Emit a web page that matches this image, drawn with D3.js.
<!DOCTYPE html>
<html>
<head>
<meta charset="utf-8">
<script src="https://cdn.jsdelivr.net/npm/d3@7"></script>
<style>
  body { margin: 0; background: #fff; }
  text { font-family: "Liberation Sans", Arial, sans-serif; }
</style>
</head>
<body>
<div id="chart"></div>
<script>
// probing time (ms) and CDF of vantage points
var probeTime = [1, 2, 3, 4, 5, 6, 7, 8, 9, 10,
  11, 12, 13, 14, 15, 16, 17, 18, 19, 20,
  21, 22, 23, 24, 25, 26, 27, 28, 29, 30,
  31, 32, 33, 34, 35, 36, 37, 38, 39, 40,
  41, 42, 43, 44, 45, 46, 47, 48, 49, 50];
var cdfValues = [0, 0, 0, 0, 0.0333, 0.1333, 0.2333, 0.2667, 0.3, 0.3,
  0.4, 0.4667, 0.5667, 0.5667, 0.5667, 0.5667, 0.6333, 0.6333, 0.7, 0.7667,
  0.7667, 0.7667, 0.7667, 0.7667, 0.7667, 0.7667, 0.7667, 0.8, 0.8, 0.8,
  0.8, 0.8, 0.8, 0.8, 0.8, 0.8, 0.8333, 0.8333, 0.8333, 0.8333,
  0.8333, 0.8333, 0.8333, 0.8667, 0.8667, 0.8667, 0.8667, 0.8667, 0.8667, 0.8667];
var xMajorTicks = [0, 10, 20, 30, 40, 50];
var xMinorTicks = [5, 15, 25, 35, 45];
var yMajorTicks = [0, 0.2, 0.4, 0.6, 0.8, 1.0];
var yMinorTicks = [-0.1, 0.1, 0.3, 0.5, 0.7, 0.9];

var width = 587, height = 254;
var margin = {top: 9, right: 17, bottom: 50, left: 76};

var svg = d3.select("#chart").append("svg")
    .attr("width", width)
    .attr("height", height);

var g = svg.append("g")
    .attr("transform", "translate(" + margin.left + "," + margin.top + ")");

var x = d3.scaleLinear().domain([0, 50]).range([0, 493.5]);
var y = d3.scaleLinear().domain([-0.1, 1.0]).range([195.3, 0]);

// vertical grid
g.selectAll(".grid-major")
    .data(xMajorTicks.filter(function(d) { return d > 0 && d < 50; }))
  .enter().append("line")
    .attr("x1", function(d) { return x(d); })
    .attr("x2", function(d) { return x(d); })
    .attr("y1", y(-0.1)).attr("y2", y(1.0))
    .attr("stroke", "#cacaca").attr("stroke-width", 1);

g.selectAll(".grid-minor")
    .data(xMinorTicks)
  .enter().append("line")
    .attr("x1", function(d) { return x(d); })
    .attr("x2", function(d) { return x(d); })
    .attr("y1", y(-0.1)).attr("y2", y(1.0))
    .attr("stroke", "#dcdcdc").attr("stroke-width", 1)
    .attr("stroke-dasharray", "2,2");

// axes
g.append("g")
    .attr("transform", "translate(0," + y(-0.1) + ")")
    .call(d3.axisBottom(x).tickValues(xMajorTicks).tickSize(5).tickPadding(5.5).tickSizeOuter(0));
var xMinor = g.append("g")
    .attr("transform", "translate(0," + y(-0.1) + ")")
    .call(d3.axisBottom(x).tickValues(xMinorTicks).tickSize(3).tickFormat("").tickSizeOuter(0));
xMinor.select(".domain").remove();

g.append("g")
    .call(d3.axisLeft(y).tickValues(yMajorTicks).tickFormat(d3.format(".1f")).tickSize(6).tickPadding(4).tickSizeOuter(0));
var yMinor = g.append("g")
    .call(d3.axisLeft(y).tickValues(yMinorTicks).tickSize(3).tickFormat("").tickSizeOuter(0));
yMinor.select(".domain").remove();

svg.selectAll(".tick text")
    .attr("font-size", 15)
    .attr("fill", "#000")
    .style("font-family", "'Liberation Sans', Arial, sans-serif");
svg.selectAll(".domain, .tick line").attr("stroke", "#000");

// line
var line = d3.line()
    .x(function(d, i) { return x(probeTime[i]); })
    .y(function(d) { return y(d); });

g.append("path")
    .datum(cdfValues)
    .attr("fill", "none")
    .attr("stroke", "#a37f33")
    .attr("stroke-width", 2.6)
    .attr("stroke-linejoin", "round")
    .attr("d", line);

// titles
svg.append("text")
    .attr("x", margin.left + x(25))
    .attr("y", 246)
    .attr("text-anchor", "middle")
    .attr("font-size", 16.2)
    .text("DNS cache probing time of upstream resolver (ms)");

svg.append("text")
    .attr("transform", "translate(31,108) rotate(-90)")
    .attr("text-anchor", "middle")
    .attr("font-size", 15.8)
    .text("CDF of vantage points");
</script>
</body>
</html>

○ ○ ○

All the data must be duplicated exactly, with nothing added or removed.

Emit a web page that matches this image, drawn with D3.js.
<!DOCTYPE html>
<html>
<head>
<meta charset="utf-8">
<script src="https://cdn.jsdelivr.net/npm/d3@7"></script>
<style>
  body { margin: 0; background: #fff; }
  text { font-family: "Liberation Sans", Arial, sans-serif; }
</style>
</head>
<body>
<div id="chart"></div>
<script>
// probing time (ms) and CDF of vantage points
var probeTime = [1, 2, 3, 4, 5, 6, 7, 8, 9, 10,
  11, 12, 13, 14, 15, 16, 17, 18, 19, 20,
  21, 22, 23, 24, 25, 26, 27, 28, 29, 30,
  31, 32, 33, 34, 35, 36, 37, 38, 39, 40,
  41, 42, 43, 44, 45, 46, 47, 48, 49, 50];
var cdfValues = [0, 0, 0, 0, 0.0333, 0.1333, 0.2333, 0.2667, 0.3, 0.3,
  0.4, 0.4667, 0.5667, 0.5667, 0.5667, 0.5667, 0.6333, 0.6333, 0.7, 0.7667,
  0.7667, 0.7667, 0.7667, 0.7667, 0.7667, 0.7667, 0.7667, 0.8, 0.8, 0.8,
  0.8, 0.8, 0.8, 0.8, 0.8, 0.8, 0.8333, 0.8333, 0.8333, 0.8333,
  0.8333, 0.8333, 0.8333, 0.8667, 0.8667, 0.8667, 0.8667, 0.8667, 0.8667, 0.8667];
var xMajorTicks = [0, 10, 20, 30, 40, 50];
var xMinorTicks = [5, 15, 25, 35, 45];
var yMajorTicks = [0, 0.2, 0.4, 0.6, 0.8, 1.0];
var yMinorTicks = [-0.1, 0.1, 0.3, 0.5, 0.7, 0.9];

var width = 587, height = 254;
var margin = {top: 9, right: 17, bottom: 50, left: 76};

var svg = d3.select("#chart").append("svg")
    .attr("width", width)
    .attr("height", height);

var g = svg.append("g")
    .attr("transform", "translate(" + margin.left + "," + margin.top + ")");

var x = d3.scaleLinear().domain([0, 50]).range([0, 493.5]);
var y = d3.scaleLinear().domain([-0.1, 1.0]).range([195.3, 0]);

// vertical grid
g.selectAll(".grid-major")
    .data(xMajorTicks.filter(function(d) { return d > 0 && d < 50; }))
  .enter().append("line")
    .attr("x1", function(d) { return x(d); })
    .attr("x2", function(d) { return x(d); })
    .attr("y1", y(-0.1)).attr("y2", y(1.0))
    .attr("stroke", "#cacaca").attr("stroke-width", 1);

g.selectAll(".grid-minor")
    .data(xMinorTicks)
  .enter().append("line")
    .attr("x1", function(d) { return x(d); })
    .attr("x2", function(d) { return x(d); })
    .attr("y1", y(-0.1)).attr("y2", y(1.0))
    .attr("stroke", "#dcdcdc").attr("stroke-width", 1)
    .attr("stroke-dasharray", "2,2");

// axes
g.append("g")
    .attr("transform", "translate(0," + y(-0.1) + ")")
    .call(d3.axisBottom(x).tickValues(xMajorTicks).tickSize(5).tickPadding(5.5).tickSizeOuter(0));
var xMinor = g.append("g")
    .attr("transform", "translate(0," + y(-0.1) + ")")
    .call(d3.axisBottom(x).tickValues(xMinorTicks).tickSize(3).tickFormat("").tickSizeOuter(0));
xMinor.select(".domain").remove();

g.append("g")
    .call(d3.axisLeft(y).tickValues(yMajorTicks).tickFormat(d3.format(".1f")).tickSize(6).tickPadding(4).tickSizeOuter(0));
var yMinor = g.append("g")
    .call(d3.axisLeft(y).tickValues(yMinorTicks).tickSize(3).tickFormat("").tickSizeOuter(0));
yMinor.select(".domain").remove();

svg.selectAll(".tick text")
    .attr("font-size", 15)
    .attr("fill", "#000")
    .style("font-family", "'Liberation Sans', Arial, sans-serif");
svg.selectAll(".domain, .tick line").attr("stroke", "#000");

// line
var line = d3.line()
    .x(function(d, i) { return x(probeTime[i]); })
    .y(function(d) { return y(d); });

g.append("path")
    .datum(cdfValues)
    .attr("fill", "none")
    .attr("stroke", "#a37f33")
    .attr("stroke-width", 2.6)
    .attr("stroke-linejoin", "round")
    .attr("d", line);

// titles
svg.append("text")
    .attr("x", margin.left + x(25))
    .attr("y", 246)
    .attr("text-anchor", "middle")
    .attr("font-size", 16.2)
    .text("DNS cache probing time of upstream resolver (ms)");

svg.append("text")
    .attr("transform", "translate(31,108) rotate(-90)")
    .attr("text-anchor", "middle")
    .attr("font-size", 15.8)
    .text("CDF of vantage points");
</script>
</body>
</html>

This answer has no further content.